DIRECTIONS →
Copy the data exactly as it appears, and do not include any pictures.

COLLECTED MATERIAL →
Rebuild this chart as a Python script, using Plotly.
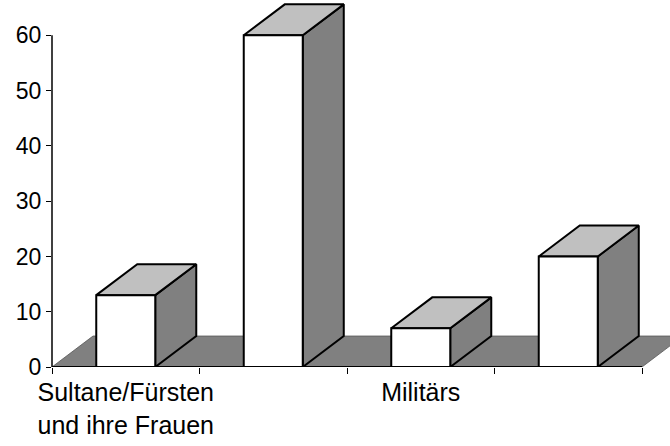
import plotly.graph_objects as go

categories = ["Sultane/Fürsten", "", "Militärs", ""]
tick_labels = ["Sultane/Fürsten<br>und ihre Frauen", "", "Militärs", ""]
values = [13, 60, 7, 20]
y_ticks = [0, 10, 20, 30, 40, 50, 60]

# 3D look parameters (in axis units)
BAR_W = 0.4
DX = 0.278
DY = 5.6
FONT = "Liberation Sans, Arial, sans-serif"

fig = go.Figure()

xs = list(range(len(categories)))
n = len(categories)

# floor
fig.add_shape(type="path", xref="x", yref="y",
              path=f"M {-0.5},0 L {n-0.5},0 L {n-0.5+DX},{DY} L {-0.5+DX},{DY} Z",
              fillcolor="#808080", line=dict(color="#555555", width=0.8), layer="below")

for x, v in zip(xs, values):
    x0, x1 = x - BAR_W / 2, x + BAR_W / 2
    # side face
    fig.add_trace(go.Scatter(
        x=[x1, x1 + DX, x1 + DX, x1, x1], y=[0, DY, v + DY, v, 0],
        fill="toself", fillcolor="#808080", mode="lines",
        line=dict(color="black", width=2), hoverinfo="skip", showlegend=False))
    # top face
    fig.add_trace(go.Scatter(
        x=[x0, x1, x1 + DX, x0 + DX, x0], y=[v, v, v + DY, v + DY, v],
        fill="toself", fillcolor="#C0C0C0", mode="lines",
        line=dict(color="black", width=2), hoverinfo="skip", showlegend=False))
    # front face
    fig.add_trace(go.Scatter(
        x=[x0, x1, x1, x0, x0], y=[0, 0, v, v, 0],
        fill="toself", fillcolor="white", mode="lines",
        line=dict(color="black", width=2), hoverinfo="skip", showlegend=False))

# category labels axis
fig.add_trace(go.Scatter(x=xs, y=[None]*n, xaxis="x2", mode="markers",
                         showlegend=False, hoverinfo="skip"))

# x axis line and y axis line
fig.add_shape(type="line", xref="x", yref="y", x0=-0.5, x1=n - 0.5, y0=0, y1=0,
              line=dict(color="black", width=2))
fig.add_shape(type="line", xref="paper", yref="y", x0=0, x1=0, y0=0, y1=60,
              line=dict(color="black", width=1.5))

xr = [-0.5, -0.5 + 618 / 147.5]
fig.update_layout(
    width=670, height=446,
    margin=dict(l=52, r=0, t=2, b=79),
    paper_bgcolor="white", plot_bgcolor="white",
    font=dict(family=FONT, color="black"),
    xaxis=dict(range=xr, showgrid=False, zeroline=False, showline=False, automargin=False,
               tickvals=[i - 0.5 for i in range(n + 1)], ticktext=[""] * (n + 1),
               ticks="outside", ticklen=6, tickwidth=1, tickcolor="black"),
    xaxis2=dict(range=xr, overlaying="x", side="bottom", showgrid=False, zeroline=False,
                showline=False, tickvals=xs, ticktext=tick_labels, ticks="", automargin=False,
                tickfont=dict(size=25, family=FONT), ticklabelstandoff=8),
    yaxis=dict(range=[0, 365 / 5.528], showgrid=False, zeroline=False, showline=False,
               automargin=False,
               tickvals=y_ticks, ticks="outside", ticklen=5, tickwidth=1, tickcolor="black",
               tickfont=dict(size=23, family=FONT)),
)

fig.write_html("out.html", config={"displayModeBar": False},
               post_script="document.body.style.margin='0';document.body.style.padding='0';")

COMPLETE OUTPUT →
Rebuild this chart as a Python script, using Plotly.
import plotly.graph_objects as go

categories = ["Sultane/Fürsten", "", "Militärs", ""]
tick_labels = ["Sultane/Fürsten<br>und ihre Frauen", "", "Militärs", ""]
values = [13, 60, 7, 20]
y_ticks = [0, 10, 20, 30, 40, 50, 60]

# 3D look parameters (in axis units)
BAR_W = 0.4
DX = 0.278
DY = 5.6
FONT = "Liberation Sans, Arial, sans-serif"

fig = go.Figure()

xs = list(range(len(categories)))
n = len(categories)

# floor
fig.add_shape(type="path", xref="x", yref="y",
              path=f"M {-0.5},0 L {n-0.5},0 L {n-0.5+DX},{DY} L {-0.5+DX},{DY} Z",
              fillcolor="#808080", line=dict(color="#555555", width=0.8), layer="below")

for x, v in zip(xs, values):
    x0, x1 = x - BAR_W / 2, x + BAR_W / 2
    # side face
    fig.add_trace(go.Scatter(
        x=[x1, x1 + DX, x1 + DX, x1, x1], y=[0, DY, v + DY, v, 0],
        fill="toself", fillcolor="#808080", mode="lines",
        line=dict(color="black", width=2), hoverinfo="skip", showlegend=False))
    # top face
    fig.add_trace(go.Scatter(
        x=[x0, x1, x1 + DX, x0 + DX, x0], y=[v, v, v + DY, v + DY, v],
        fill="toself", fillcolor="#C0C0C0", mode="lines",
        line=dict(color="black", width=2), hoverinfo="skip", showlegend=False))
    # front face
    fig.add_trace(go.Scatter(
        x=[x0, x1, x1, x0, x0], y=[0, 0, v, v, 0],
        fill="toself", fillcolor="white", mode="lines",
        line=dict(color="black", width=2), hoverinfo="skip", showlegend=False))

# category labels axis
fig.add_trace(go.Scatter(x=xs, y=[None]*n, xaxis="x2", mode="markers",
                         showlegend=False, hoverinfo="skip"))

# x axis line and y axis line
fig.add_shape(type="line", xref="x", yref="y", x0=-0.5, x1=n - 0.5, y0=0, y1=0,
              line=dict(color="black", width=2))
fig.add_shape(type="line", xref="paper", yref="y", x0=0, x1=0, y0=0, y1=60,
              line=dict(color="black", width=1.5))

xr = [-0.5, -0.5 + 618 / 147.5]
fig.update_layout(
    width=670, height=446,
    margin=dict(l=52, r=0, t=2, b=79),
    paper_bgcolor="white", plot_bgcolor="white",
    font=dict(family=FONT, color="black"),
    xaxis=dict(range=xr, showgrid=False, zeroline=False, showline=False, automargin=False,
               tickvals=[i - 0.5 for i in range(n + 1)], ticktext=[""] * (n + 1),
               ticks="outside", ticklen=6, tickwidth=1, tickcolor="black"),
    xaxis2=dict(range=xr, overlaying="x", side="bottom", showgrid=False, zeroline=False,
                showline=False, tickvals=xs, ticktext=tick_labels, ticks="", automargin=False,
                tickfont=dict(size=25, family=FONT), ticklabelstandoff=8),
    yaxis=dict(range=[0, 365 / 5.528], showgrid=False, zeroline=False, showline=False,
               automargin=False,
               tickvals=y_ticks, ticks="outside", ticklen=5, tickwidth=1, tickcolor="black",
               tickfont=dict(size=23, family=FONT)),
)

fig.write_html("out.html", config={"displayModeBar": False},
               post_script="document.body.style.margin='0';document.body.style.padding='0';")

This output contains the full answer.